Tuesday, 07 September 2021 | AP | Kabul

Taliban control over Af now complete

The Taliban said on Monday they have seized the last province, Panjshir, not in their control after their blitz through Afghanistan last month, apparently overrunning the National Resistance Front (NRF) forces who had opposed their takeover.

Thousands of Taliban fighters charged into eight districts of Panjshir province overnight, according to witnesses from the area who spoke on condition of anonymity because they feared for their safety.

Taliban spokesman Zabihullah Mujahid confirmed that the province, which is north of the capital, was now held by their fighters.

“We tried our best to solve the problem through negotiations, and they rejected talks and then we had to send our forces to fight,” Mujahid told a news conference in Kabul later Monday.

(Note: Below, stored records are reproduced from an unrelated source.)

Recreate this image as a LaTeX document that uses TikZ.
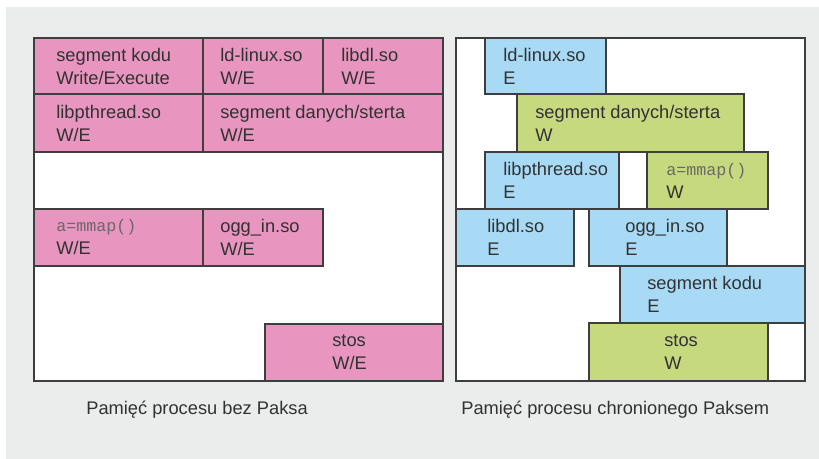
\documentclass[tikz,border=0pt]{standalone}
\usepackage{fontspec}
\setmainfont{Liberation Sans}
\setmonofont{Liberation Mono}
\usepackage{xcolor}
\usetikzlibrary{positioning}
\definecolor{pagegray}{RGB}{235,236,236}
\definecolor{edgegray}{RGB}{62,62,62}
\definecolor{textgray}{RGB}{50,50,50}
\definecolor{codegray}{RGB}{105,105,105}
\definecolor{pinkwe}{RGB}{232,149,191}
\definecolor{bluee}{RGB}{168,218,245}
\definecolor{greenw}{RGB}{198,217,126}

\begin{document}
\begin{tikzpicture}[x=0.02cm, y=-0.02cm,
    frame/.style={draw=edgegray, line width=1pt, fill=white},
    webox/.style={draw=edgegray, line width=1pt, fill=pinkwe},
    ebox/.style={draw=edgegray, line width=1pt, fill=bluee},
    wbox/.style={draw=edgegray, line width=1pt, fill=greenw},
    lbl/.style={anchor=west, align=left, inner sep=0pt, text=textgray,
        font=\fontsize{10.4}{13.1}\selectfont}]
    \useasboundingbox (0,0) rectangle (819,459);
    % background
    \fill[white] (0,0) rectangle (819,459);
    \fill[pagegray] (6,7) rectangle (819,459);
    % process memory frames
    \draw[frame] (34,38) rectangle (443,381);
    \draw[frame] (456,38) rectangle (805,381);

    % without PaX
    \draw[webox] (34,38) rectangle (203,94);
    \node[lbl] (kodL) at (56,66) {segment kodu\\Write/Execute};
    \draw[webox] (203,38) rectangle (323,94);
    \node[lbl] (ldL) at (220,66) {ld-linux.so\\W/E};
    \draw[webox] (323,38) rectangle (443,94);
    \node[lbl] (dlL) at (341,66) {libdl.so\\W/E};
    \draw[webox] (34,94) rectangle (203,152);
    \node[lbl] (pthL) at (56,123) {libpthread.so\\W/E};
    \draw[webox] (203,94) rectangle (443,152);
    \node[lbl] (danL) at (220,123) {segment danych/sterta\\W/E};
    \draw[webox] (34,209) rectangle (203,266);
    \node[lbl] (mmapL) at (56,237.5) {{\fontsize{9.5}{11}\ttfamily\color{codegray}a=mmap()}\\W/E};
    \draw[webox] (203,209) rectangle (323,266);
    \node[lbl] (oggL) at (220,237.5) {ogg\_in.so\\W/E};
    \draw[webox] (265,324) rectangle (443,381);
    \node[lbl] (stosL) at (332,352.5) {stos\\W/E};

    % with PaX
    \draw[ebox] (485,38) rectangle (606,94);
    \node[lbl] (ldR) at (503,66) {ld-linux.so\\E};
    \draw[wbox] (517,94) rectangle (744,152);
    \node[lbl] (danR) at (535,123) {segment danych/sterta\\W};
    \draw[ebox] (485,152) rectangle (619,209);
    \node[lbl] (pthR) at (503,180.5) {libpthread.so\\E};
    \draw[wbox] (647,152) rectangle (768,209);
    \node[lbl] (mmapR) at (666,180.5) {{\fontsize{9.5}{11}\ttfamily\color{codegray}a=mmap()}\\W};
    \draw[ebox] (456,209) rectangle (574,266);
    \node[lbl] (dlR) at (487,237.5) {libdl.so\\E};
    \draw[ebox] (589,209) rectangle (727,266);
    \node[lbl] (oggR) at (625,237.5) {ogg\_in.so\\E};
    \draw[ebox] (620,266) rectangle (805,323);
    \node[lbl] (kodR) at (647,294.5) {segment kodu\\E};
    \draw[wbox] (589,323) rectangle (768,381);
    \node[lbl] (stosR) at (664,352) {stos\\W};

    % captions
    \node[lbl] (capL) at (86,410) {Pamięć procesu bez Paksa};
    \node[lbl] (capR) at (461,410) {Pamięć procesu chronionego Paksem};
\end{tikzpicture}
\end{document}
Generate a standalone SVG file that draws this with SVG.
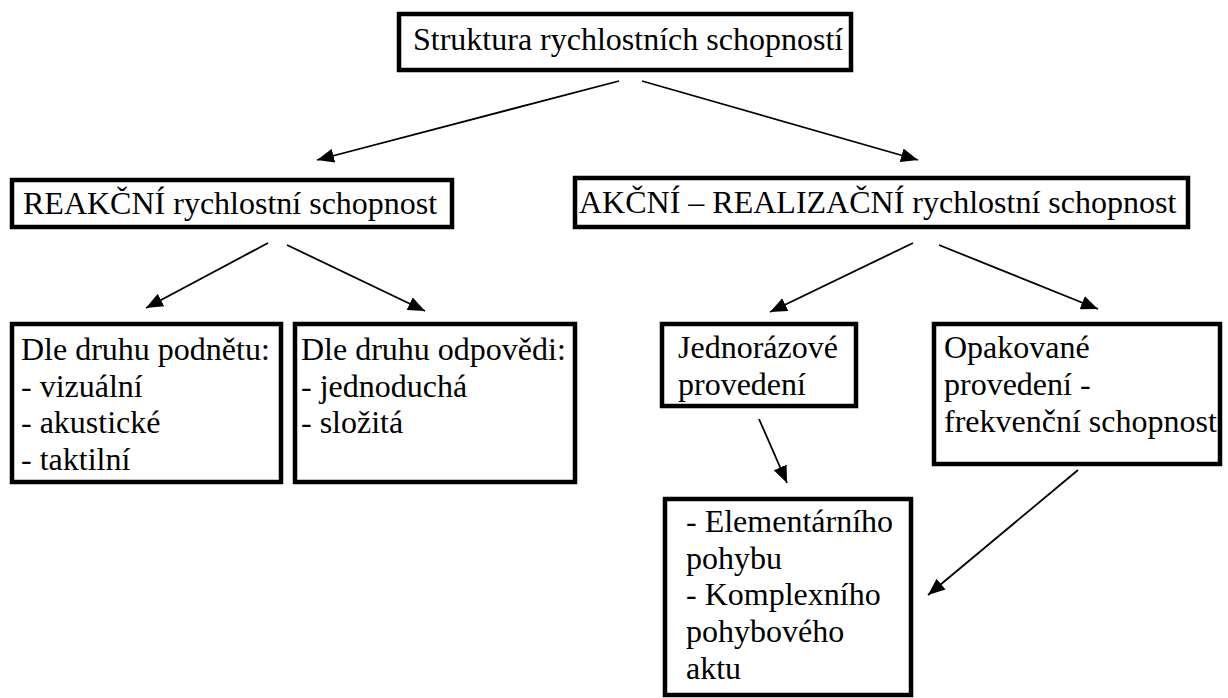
<svg xmlns="http://www.w3.org/2000/svg" width="1228" height="698" viewBox="0 0 1228 698">
<style>
.box{fill:#fff;stroke:#000;stroke-width:4.5;stroke-linejoin:miter}
.t{font-family:'Liberation Serif','Times New Roman',Tinos,'DejaVu Serif',serif;font-size:32px;fill:#000}
.c{stroke:#000;stroke-width:1.8;fill:none;marker-end:url(#ah)}
</style>
<defs>
<marker id="ah" markerUnits="userSpaceOnUse" markerWidth="17" markerHeight="14" refX="17" refY="7" orient="auto">
<path d="M0,0 L17,7 L0,14 z" fill="#000"/>
</marker>
</defs>
<rect width="1228" height="698" fill="#fff"/>
<g id="connectors">
<line class="c" x1="619" y1="81" x2="317" y2="160"/>
<line class="c" x1="642" y1="81" x2="918" y2="160"/>
<line class="c" x1="268" y1="243" x2="146" y2="308"/>
<line class="c" x1="287" y1="245" x2="425" y2="311"/>
<line class="c" x1="913" y1="243" x2="770" y2="312"/>
<line class="c" x1="939" y1="245" x2="1098" y2="309"/>
<line class="c" x1="759" y1="419" x2="787" y2="483"/>
<line class="c" x1="1078" y1="470" x2="928" y2="595"/>
</g>
<g id="root">
<rect class="box" x="399" y="14" width="452" height="56"/>
<text class="t" font-family="Liberation Serif, serif" x="413" y="50">Struktura rychlostních schopností</text>
</g>
<g id="reakcni">
<rect class="box" x="12" y="180" width="440" height="47"/>
<text class="t" x="23" y="214">REAKČNÍ rychlostní schopnost</text>
</g>
<g id="akcni">
<rect class="box" x="575" y="178" width="613" height="49"/>
<text class="t" x="579" y="213">AKČNÍ – REALIZAČNÍ rychlostní schopnost</text>
</g>
<g id="podnet">
<rect class="box" x="12" y="324" width="269" height="158"/>
<text class="t"><tspan x="21" y="360">Dle druhu podnětu:</tspan><tspan x="21" y="397">- vizuální</tspan><tspan x="21" y="433">- akustické</tspan><tspan x="21" y="470">- taktilní</tspan></text>
</g>
<g id="odpoved">
<rect class="box" x="295" y="324" width="280" height="158"/>
<text class="t"><tspan x="301" y="360">Dle druhu odpovědi:</tspan><tspan x="301" y="397">- jednoduchá</tspan><tspan x="301" y="433">- složitá</tspan></text>
</g>
<g id="jednorazove">
<rect class="box" x="662" y="324" width="194" height="82"/>
<text class="t"><tspan x="678" y="358">Jednorázové</tspan><tspan x="678" y="395">provedení</tspan></text>
</g>
<g id="opakovane">
<rect class="box" x="934" y="324" width="286" height="140"/>
<text class="t"><tspan x="944" y="358">Opakované</tspan><tspan x="944" y="395">provedení -</tspan><tspan x="944" y="432">frekvenční schopnost</tspan></text>
</g>
<g id="pohyb">
<rect class="box" x="665" y="499" width="246" height="196"/>
<text class="t"><tspan x="686" y="532">- Elementárního</tspan><tspan x="686" y="569">pohybu</tspan><tspan x="686" y="605">- Komplexního</tspan><tspan x="686" y="642">pohybového</tspan><tspan x="686" y="679">aktu</tspan></text>
</g>
</svg>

The resisting forces were led by the former vice president, Amrullah Saleh, and also the son of the iconic anti-Taliban fighter Ahmad Shah Massoud. Experts had doubted that the holdout efforts could succeed long-term against the Taliban, whose rapid advance through Afghanistan met little resistance in the final days of America’s 20-year war in the country.

Nestled in the towering Hindu Kush mountains, the Panjshir Valley has a single narrow entrance. Local fighters held off the Soviets there in the 1980s and also, for a brief time, the Taliban a decade later under the leadership of Ahmad Shah Massoud.

Massoud’s son Ahmad called for an end to the fighting on Sunday. The young British-schooled Massoud said his forces were ready to lay down their weapons but only if the Taliban agreed to end their assault. Late on Sunday, dozens of vehicles loaded with Taliban fighters were seen swarming into the Panjshir Valley.

In a second statement Monday, a now-defiant Massoud accused the Taliban of attacking even as they were ready to agree to a cease-fire. He vowed to fight on, urged Afghans to join in their battle against the Taliban and chastised the international community for giving the Taliban a platform by opening negotiations with them.

There has been no statement from Saleh, who had declared himself the acting president after President Ashraf Ghani fled the country on August 15 as the Taliban reached the gates of the capital.

The whereabouts of Saleh and the young Massoud were not immediately known on Monday.

The US withdrew its last troops a week ago and ended a harrowing airlift to evacuate Western citizens and their Afghan allies  that was marred by scenes of desperation and horrific violence.